Minister of Justice Jón Gunnarsson will meet with the National Federation of Icelandic Police (Landssamband lögreglumanna) and police commissioners to discuss the possibility of arming Icelandic police with tasers, RÚV reports. The Federation says tasers would not be useful in situations where the attacker is armed with a firearm. If tasers were introduced into the force, it would be according to strict regulations, the Minister stated.
Would not be used against guns
Two shootings occurred in Reykjavík this month, just days apart, sparking a conversation about whether Icelandic Police’s standard equipment of pepper spray and clubs is sufficient. Research shows that police officers, the government, and the general public are all of the opinion that firearms are not necessary for police.
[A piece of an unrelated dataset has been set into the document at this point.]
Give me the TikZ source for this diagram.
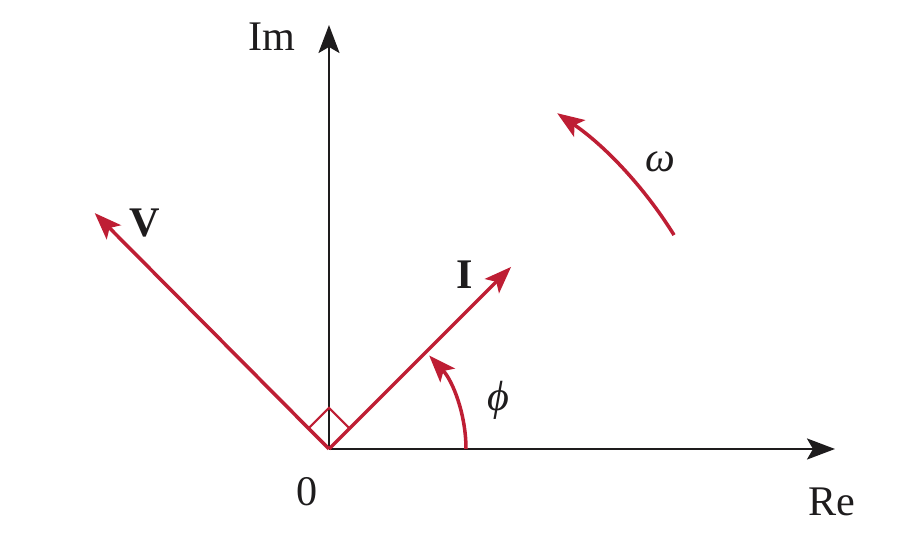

Still, the number of police cases involving weapons (both knifes and guns) has increased in recent years, leading the force to reconsider what should be included in standard equipment.
The National Federation of Icelandic Police stated in a press release that the discussion surrounding tasers is not directly linked to the two shootings, and that tasers would not be used in situations where attackers are armed with firearms. “However, such equipment must be investigated thoroughly to ensure police officers’ safety, but it should be borne in mind that such equipment will not be used when firearms are used,” the press release reads.
Read More: Two Shootings Cause Concern Among Reykjavík Residents
“This development is alarming and something we do not want to see continue. We want to try and put an end to this in our society. We enjoy a lot of security here in Iceland and we want to ensure that residents are safe. At the same time, we must ensure that police can respond appropriately, protect themselves and residents,” the Minister of Justice stated in a radio interview this morning. “We want to try and put an end to this in our society. We enjoy a lot of security here in Iceland and we want to ensure that residents are safe. At the same time, we must ensure that police can respond appropriately, protect themselves and residents. We are considering whether it might be appropriate to take the step of introducing these electric weapons, which have been used a lot abroad. Including in neighbouring countries.”
The Minister stated that tasers would help police officers avoid conflicts involving clubs, which are more likely to cause physical injury in arrests, according to some studies. The call to consider the use of tasers has come from the ranks of police, according to Jón. “I hear that and I am listening. I’m going to meet with them and afterwards, we will decide whether we take that step. And then we will do that according to very strict regulations.”